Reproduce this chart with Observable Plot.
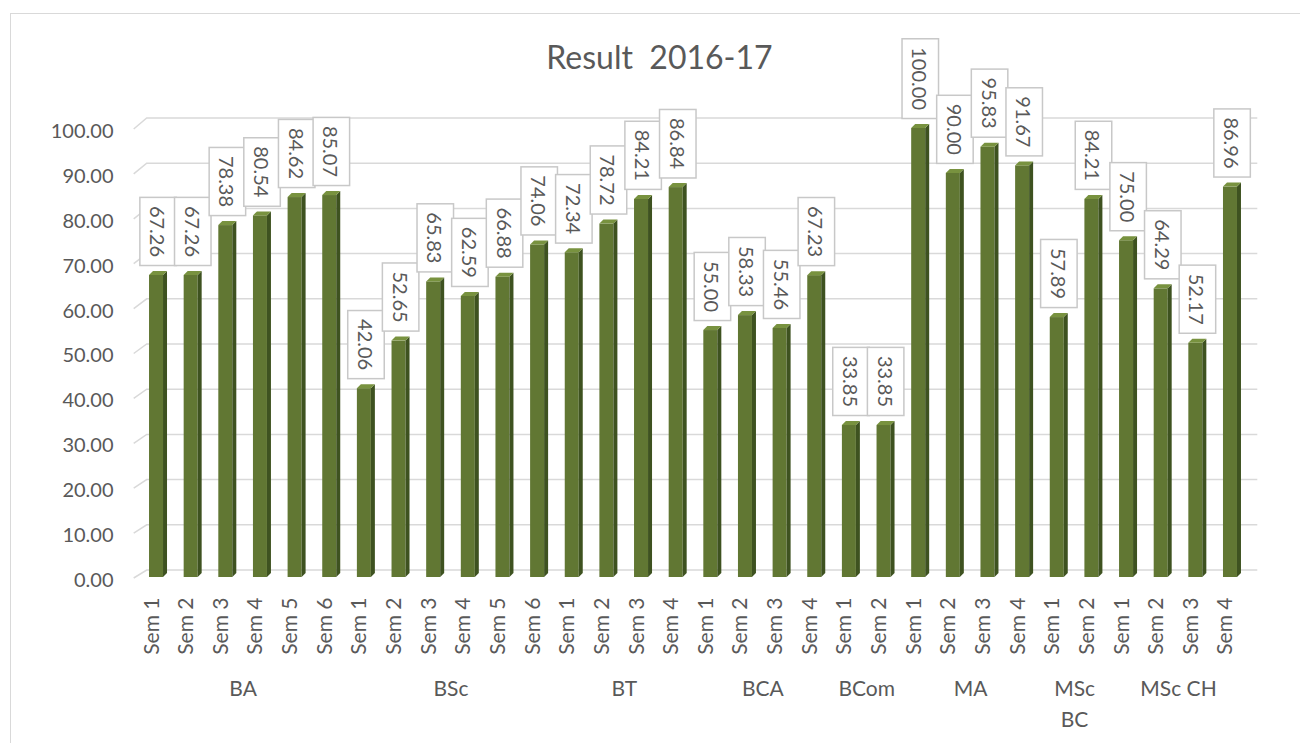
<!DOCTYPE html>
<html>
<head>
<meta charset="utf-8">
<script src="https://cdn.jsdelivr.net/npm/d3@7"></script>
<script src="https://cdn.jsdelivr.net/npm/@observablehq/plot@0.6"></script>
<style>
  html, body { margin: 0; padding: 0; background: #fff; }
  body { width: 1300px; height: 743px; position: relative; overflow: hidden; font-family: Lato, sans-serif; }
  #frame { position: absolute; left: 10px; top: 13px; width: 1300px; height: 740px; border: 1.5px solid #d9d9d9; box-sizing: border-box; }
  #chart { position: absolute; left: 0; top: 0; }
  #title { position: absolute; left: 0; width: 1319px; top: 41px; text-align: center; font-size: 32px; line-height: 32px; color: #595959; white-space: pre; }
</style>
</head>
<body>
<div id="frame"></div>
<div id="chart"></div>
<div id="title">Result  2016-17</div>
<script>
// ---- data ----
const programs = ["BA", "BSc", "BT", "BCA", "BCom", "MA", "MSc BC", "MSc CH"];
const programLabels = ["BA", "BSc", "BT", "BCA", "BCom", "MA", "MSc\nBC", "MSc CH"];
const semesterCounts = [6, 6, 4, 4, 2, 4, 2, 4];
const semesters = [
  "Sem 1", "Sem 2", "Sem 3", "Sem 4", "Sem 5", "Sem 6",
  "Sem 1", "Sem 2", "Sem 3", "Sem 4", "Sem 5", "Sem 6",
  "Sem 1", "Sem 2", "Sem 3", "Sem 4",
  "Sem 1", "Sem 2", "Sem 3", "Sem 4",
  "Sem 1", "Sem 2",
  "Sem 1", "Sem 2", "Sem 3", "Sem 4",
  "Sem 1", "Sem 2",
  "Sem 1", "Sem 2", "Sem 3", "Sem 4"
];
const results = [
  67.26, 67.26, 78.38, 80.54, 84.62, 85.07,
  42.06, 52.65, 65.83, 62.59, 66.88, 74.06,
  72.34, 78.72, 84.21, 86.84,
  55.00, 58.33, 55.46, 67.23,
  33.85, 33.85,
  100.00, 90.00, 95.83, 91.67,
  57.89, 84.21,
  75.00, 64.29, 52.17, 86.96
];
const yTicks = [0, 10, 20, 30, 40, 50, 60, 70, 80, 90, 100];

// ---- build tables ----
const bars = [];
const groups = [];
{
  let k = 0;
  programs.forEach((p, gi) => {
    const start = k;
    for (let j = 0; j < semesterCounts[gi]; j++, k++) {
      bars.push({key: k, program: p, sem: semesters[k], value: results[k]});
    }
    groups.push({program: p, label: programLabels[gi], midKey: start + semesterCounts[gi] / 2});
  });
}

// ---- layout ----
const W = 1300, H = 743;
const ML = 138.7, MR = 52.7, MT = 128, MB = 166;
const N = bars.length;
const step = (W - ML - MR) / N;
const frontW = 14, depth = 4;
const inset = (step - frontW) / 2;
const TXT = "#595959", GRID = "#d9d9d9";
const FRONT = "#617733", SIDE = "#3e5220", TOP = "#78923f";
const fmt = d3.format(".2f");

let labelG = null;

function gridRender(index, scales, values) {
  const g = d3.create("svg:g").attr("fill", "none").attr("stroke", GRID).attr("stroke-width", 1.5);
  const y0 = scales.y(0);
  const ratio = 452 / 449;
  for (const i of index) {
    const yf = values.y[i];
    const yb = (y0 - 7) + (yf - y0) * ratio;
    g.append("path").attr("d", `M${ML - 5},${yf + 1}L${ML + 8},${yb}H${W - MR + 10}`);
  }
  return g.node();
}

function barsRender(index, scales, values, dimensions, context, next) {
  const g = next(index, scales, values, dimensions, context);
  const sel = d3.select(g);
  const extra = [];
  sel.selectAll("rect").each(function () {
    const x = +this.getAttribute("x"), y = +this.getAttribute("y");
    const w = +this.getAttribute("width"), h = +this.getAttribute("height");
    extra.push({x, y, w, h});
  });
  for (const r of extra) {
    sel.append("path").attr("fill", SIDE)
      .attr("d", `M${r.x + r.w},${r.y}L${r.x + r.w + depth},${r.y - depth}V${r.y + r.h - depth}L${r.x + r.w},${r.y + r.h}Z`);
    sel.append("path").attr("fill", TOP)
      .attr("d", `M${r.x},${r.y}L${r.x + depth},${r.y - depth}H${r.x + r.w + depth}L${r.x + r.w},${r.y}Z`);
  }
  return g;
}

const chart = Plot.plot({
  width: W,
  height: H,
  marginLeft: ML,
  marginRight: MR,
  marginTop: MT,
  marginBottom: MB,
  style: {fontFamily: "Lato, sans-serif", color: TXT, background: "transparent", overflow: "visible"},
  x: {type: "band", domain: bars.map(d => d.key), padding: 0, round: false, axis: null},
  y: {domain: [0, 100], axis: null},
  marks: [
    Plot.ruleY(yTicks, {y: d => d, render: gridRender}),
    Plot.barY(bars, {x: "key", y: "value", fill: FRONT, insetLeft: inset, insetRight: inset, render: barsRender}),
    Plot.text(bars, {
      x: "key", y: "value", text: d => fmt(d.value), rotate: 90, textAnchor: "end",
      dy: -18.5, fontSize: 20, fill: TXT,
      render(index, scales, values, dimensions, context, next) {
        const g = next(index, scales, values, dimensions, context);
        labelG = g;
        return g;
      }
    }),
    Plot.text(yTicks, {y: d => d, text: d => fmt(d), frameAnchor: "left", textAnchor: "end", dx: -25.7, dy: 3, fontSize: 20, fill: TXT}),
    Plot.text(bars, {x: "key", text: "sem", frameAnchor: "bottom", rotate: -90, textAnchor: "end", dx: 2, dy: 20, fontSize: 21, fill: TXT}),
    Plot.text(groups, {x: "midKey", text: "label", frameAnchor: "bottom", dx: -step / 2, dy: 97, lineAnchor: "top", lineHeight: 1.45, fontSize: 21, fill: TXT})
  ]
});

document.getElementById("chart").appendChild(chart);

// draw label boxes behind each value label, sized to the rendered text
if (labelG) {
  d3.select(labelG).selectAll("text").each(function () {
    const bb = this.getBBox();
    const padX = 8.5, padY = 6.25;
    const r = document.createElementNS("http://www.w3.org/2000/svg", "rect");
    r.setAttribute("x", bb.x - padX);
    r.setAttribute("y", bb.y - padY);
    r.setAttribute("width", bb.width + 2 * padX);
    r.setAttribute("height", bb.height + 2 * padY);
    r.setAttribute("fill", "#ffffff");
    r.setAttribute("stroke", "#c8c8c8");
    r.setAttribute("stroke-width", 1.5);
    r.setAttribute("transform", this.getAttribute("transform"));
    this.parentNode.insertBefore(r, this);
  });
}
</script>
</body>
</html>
:::
- WHAT YOU HAVE TO DO -
Count the lines that hold the string "this" and state that number alone.

- EXERCISE RESULT -
6